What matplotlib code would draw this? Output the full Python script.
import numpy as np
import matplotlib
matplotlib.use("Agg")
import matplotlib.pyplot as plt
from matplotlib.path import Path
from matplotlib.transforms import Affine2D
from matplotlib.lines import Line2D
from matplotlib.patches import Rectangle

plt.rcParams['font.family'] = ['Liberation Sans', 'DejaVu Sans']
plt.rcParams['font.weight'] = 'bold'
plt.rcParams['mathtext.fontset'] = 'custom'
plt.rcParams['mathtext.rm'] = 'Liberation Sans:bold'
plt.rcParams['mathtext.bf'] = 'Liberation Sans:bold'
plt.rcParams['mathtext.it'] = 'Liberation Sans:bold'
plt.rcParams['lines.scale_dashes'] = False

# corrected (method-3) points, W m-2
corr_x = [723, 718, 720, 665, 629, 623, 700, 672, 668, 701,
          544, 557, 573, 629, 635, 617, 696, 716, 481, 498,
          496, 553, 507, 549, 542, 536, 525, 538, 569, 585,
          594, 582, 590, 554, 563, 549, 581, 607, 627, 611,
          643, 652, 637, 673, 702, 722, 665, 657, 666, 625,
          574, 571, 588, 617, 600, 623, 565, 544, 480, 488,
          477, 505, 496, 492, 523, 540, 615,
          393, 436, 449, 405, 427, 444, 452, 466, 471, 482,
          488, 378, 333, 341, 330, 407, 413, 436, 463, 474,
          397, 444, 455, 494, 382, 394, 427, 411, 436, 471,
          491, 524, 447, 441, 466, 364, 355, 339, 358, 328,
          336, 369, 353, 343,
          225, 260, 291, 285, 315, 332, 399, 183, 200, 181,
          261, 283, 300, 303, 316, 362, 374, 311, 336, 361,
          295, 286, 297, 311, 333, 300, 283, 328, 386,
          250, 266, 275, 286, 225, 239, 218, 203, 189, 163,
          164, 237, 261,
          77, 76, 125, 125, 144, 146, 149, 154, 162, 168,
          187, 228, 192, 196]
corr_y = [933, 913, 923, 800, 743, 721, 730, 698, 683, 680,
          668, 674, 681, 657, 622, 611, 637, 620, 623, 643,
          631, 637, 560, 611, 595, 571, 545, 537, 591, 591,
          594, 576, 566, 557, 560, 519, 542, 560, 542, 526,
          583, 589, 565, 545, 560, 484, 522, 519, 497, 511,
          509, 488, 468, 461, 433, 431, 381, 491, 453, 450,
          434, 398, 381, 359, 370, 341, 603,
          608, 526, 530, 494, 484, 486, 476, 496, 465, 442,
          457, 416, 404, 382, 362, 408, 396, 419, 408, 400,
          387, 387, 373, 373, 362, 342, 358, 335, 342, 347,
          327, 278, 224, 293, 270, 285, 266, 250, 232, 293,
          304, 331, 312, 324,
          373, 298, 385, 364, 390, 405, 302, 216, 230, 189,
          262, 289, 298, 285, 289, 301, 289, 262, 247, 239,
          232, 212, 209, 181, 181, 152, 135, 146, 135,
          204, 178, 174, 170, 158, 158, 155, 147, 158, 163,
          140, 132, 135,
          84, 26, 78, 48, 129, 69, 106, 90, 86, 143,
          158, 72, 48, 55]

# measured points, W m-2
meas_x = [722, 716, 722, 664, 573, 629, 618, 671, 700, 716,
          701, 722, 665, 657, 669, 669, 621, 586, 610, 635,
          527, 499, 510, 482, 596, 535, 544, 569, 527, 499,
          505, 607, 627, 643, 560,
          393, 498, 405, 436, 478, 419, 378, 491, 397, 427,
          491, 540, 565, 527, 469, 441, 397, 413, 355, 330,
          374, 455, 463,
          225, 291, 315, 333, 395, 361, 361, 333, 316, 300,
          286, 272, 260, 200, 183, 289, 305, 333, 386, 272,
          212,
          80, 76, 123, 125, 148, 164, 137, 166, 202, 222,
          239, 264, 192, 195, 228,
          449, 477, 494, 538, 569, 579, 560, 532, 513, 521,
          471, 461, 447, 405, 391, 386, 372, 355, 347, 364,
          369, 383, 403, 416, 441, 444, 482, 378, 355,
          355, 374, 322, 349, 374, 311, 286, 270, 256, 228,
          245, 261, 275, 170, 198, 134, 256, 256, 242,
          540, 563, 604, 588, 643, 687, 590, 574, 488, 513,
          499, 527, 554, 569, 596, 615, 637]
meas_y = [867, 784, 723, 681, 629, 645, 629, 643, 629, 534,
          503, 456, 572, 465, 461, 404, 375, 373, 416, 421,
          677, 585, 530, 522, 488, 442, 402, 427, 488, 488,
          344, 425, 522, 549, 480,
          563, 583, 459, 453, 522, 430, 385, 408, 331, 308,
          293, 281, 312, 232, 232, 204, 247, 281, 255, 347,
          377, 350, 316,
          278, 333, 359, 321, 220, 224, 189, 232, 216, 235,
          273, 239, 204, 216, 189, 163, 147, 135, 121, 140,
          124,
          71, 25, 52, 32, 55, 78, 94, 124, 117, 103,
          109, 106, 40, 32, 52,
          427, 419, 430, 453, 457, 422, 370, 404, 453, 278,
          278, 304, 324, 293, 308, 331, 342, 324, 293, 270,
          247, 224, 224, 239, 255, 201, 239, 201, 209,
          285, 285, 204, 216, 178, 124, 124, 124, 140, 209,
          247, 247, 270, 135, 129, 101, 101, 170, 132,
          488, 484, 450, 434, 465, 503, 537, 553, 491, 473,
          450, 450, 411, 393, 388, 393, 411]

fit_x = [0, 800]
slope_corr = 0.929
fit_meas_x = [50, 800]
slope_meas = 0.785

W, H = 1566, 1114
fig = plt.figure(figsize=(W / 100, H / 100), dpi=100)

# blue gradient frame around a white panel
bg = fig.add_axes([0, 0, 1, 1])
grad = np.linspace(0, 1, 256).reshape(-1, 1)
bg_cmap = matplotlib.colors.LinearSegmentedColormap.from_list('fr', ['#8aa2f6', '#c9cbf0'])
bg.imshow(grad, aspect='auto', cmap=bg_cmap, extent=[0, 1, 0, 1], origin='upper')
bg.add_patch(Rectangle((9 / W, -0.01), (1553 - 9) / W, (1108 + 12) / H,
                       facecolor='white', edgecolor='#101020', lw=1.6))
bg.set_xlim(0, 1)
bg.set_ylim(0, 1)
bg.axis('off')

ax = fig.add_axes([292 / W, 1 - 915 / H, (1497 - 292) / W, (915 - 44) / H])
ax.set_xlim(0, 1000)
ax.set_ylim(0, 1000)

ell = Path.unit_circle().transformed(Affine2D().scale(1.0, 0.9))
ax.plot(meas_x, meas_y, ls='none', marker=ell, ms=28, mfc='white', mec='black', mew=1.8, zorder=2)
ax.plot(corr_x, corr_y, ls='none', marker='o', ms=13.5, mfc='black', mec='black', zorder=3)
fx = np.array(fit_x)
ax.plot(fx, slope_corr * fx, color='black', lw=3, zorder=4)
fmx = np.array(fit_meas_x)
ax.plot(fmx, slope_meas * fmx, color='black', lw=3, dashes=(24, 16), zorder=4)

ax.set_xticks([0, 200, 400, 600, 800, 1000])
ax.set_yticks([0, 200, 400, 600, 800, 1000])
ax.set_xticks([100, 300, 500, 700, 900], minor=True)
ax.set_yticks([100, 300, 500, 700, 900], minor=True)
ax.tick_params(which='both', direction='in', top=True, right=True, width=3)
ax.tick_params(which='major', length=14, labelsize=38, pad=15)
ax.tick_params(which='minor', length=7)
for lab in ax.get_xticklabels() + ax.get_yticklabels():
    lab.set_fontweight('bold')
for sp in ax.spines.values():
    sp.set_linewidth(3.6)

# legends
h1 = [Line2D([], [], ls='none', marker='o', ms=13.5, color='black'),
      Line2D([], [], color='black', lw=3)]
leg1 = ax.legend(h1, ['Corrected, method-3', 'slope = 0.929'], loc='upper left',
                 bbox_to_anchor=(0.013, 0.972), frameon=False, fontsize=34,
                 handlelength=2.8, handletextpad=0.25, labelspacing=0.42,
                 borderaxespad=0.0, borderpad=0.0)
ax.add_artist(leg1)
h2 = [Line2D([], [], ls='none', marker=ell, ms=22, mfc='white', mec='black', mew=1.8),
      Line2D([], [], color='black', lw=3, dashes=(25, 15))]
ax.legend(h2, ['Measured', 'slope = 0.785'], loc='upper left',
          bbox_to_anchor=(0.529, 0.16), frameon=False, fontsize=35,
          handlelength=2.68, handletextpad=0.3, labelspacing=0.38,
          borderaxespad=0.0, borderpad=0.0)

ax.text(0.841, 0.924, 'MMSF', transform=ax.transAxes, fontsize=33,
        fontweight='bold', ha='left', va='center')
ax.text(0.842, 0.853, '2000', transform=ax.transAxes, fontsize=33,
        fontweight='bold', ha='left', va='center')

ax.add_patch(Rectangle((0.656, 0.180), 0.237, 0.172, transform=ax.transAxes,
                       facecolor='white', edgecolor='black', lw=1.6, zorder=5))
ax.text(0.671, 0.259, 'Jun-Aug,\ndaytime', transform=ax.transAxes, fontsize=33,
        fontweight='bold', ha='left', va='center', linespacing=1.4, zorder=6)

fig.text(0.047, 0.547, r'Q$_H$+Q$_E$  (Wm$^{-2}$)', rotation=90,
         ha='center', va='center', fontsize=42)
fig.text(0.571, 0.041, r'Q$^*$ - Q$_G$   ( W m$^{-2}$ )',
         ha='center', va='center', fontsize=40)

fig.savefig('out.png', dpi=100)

□ □ □ □

*Task*
Print only the lines that run from the start of the listing to the line bearing "from matplotlib.patches import Rectangle"; please keep the first line and that last one, exactly as they appear.

*Response to this exercise*
What matplotlib code would draw this? Output the full Python script.
import numpy as np
import matplotlib
matplotlib.use("Agg")
import matplotlib.pyplot as plt
from matplotlib.path import Path
from matplotlib.transforms import Affine2D
from matplotlib.lines import Line2D
from matplotlib.patches import Rectangle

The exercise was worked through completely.